• **DO THIS**: Transcribe every line exactly. Leave the pictures behind.

• **DATA BLOCK**:
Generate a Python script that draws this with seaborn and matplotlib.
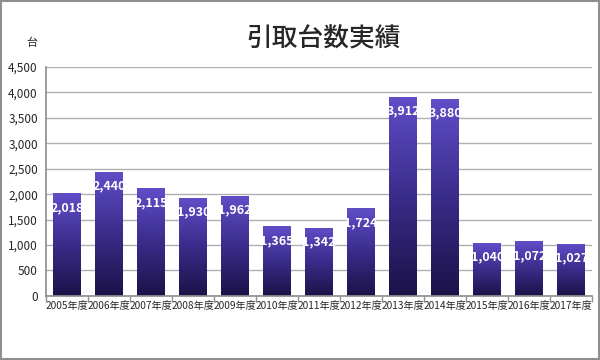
import numpy as np
import pandas as pd
import matplotlib
matplotlib.use("Agg")
import matplotlib.pyplot as plt
from matplotlib.colors import LinearSegmentedColormap
import seaborn as sns

# Data
years = ["2005年度", "2006年度", "2007年度", "2008年度", "2009年度", "2010年度", "2011年度",
         "2012年度", "2013年度", "2014年度", "2015年度", "2016年度", "2017年度"]
counts = [2018, 2440, 2115, 1930, 1962, 1365, 1342, 1724, 3912, 3880, 1040, 1072, 1027]
yticks = [0, 500, 1000, 1500, 2000, 2500, 3000, 3500, 4000, 4500]

sns.set_theme(style="white")
plt.rcParams["font.family"] = ["Noto Sans CJK JP", "DejaVu Sans"]

df = pd.DataFrame({"year": years, "count": counts})

fig = plt.figure(figsize=(6, 3.6), dpi=100)
ax = fig.add_axes([0.077, 0.178, 0.91, 0.636])

sns.barplot(data=df, x="year", y="count", ax=ax, width=0.66, color="#4a3aa0",
            edgecolor="none")

# vertical gradient on each bar
cmap = LinearSegmentedColormap.from_list("grad", ["#1c1248", "#3a2c8a", "#604ec8"])
grad = np.linspace(0, 1, 256).reshape(-1, 1)
for bar in ax.patches:
    x0, y0 = bar.get_x(), bar.get_y()
    w, h = bar.get_width(), bar.get_height()
    bar.set_facecolor("none")
    im = ax.imshow(grad, cmap=cmap, origin="lower", aspect="auto",
                   extent=[x0, x0 + w, y0, y0 + h], zorder=2)
    im.set_clip_path(bar)

# value labels
for i, v in enumerate(counts):
    ax.text(i, v - 280, f"{v:,}", ha="center", va="center", color="white",
            fontsize=9, fontweight="bold", zorder=3)

ax.set_xlim(-0.5, len(years) - 0.5)
ax.set_ylim(0, 4500)
ax.set_yticks(yticks)
ax.set_yticklabels([f"{t:,}" for t in yticks], fontsize=8.5)
ax.set_xticks(range(len(years)))
ax.set_xticklabels(years, fontsize=7.3)
ax.set_xlabel("")
ax.set_ylabel("")
ax.yaxis.grid(True, color="#b0b0b0", linewidth=1)
ax.set_axisbelow(True)
ax.tick_params(axis="y", length=0, pad=6)
ax.tick_params(axis="x", length=0, pad=4)
# tick marks between categories
ax.set_xticks(np.arange(-0.5, len(years)), minor=True)
ax.tick_params(axis="x", which="minor", length=4, color="#909090", bottom=True)
for side in ["top", "right"]:
    ax.spines[side].set_visible(False)
for side in ["left", "bottom"]:
    ax.spines[side].set_color("#909090")

fig.text(0.54, 0.893, "引取台数実績", ha="center", va="center", fontsize=18.5,
         fontweight="medium")
fig.text(0.053, 0.881, "台", ha="center", va="center", fontsize=8)

# outer gray frame
fig.patches.append(plt.Rectangle((0.002, 0.003), 0.996, 0.994, transform=fig.transFigure,
                                 fill=False, edgecolor="#909090", linewidth=1.5))

fig.savefig("out.png", dpi=100)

• **TASK ANSWER**:
Generate a Python script that draws this with seaborn and matplotlib.
import numpy as np
import pandas as pd
import matplotlib
matplotlib.use("Agg")
import matplotlib.pyplot as plt
from matplotlib.colors import LinearSegmentedColormap
import seaborn as sns

# Data
years = ["2005年度", "2006年度", "2007年度", "2008年度", "2009年度", "2010年度", "2011年度",
         "2012年度", "2013年度", "2014年度", "2015年度", "2016年度", "2017年度"]
counts = [2018, 2440, 2115, 1930, 1962, 1365, 1342, 1724, 3912, 3880, 1040, 1072, 1027]
yticks = [0, 500, 1000, 1500, 2000, 2500, 3000, 3500, 4000, 4500]

sns.set_theme(style="white")
plt.rcParams["font.family"] = ["Noto Sans CJK JP", "DejaVu Sans"]

df = pd.DataFrame({"year": years, "count": counts})

fig = plt.figure(figsize=(6, 3.6), dpi=100)
ax = fig.add_axes([0.077, 0.178, 0.91, 0.636])

sns.barplot(data=df, x="year", y="count", ax=ax, width=0.66, color="#4a3aa0",
            edgecolor="none")

# vertical gradient on each bar
cmap = LinearSegmentedColormap.from_list("grad", ["#1c1248", "#3a2c8a", "#604ec8"])
grad = np.linspace(0, 1, 256).reshape(-1, 1)
for bar in ax.patches:
    x0, y0 = bar.get_x(), bar.get_y()
    w, h = bar.get_width(), bar.get_height()
    bar.set_facecolor("none")
    im = ax.imshow(grad, cmap=cmap, origin="lower", aspect="auto",
                   extent=[x0, x0 + w, y0, y0 + h], zorder=2)
    im.set_clip_path(bar)

# value labels
for i, v in enumerate(counts):
    ax.text(i, v - 280, f"{v:,}", ha="center", va="center", color="white",
            fontsize=9, fontweight="bold", zorder=3)

ax.set_xlim(-0.5, len(years) - 0.5)
ax.set_ylim(0, 4500)
ax.set_yticks(yticks)
ax.set_yticklabels([f"{t:,}" for t in yticks], fontsize=8.5)
ax.set_xticks(range(len(years)))
ax.set_xticklabels(years, fontsize=7.3)
ax.set_xlabel("")
ax.set_ylabel("")
ax.yaxis.grid(True, color="#b0b0b0", linewidth=1)
ax.set_axisbelow(True)
ax.tick_params(axis="y", length=0, pad=6)
ax.tick_params(axis="x", length=0, pad=4)
# tick marks between categories
ax.set_xticks(np.arange(-0.5, len(years)), minor=True)
ax.tick_params(axis="x", which="minor", length=4, color="#909090", bottom=True)
for side in ["top", "right"]:
    ax.spines[side].set_visible(False)
for side in ["left", "bottom"]:
    ax.spines[side].set_color("#909090")

fig.text(0.54, 0.893, "引取台数実績", ha="center", va="center", fontsize=18.5,
         fontweight="medium")
fig.text(0.053, 0.881, "台", ha="center", va="center", fontsize=8)

# outer gray frame
fig.patches.append(plt.Rectangle((0.002, 0.003), 0.996, 0.994, transform=fig.transFigure,
                                 fill=False, edgecolor="#909090", linewidth=1.5))

fig.savefig("out.png", dpi=100)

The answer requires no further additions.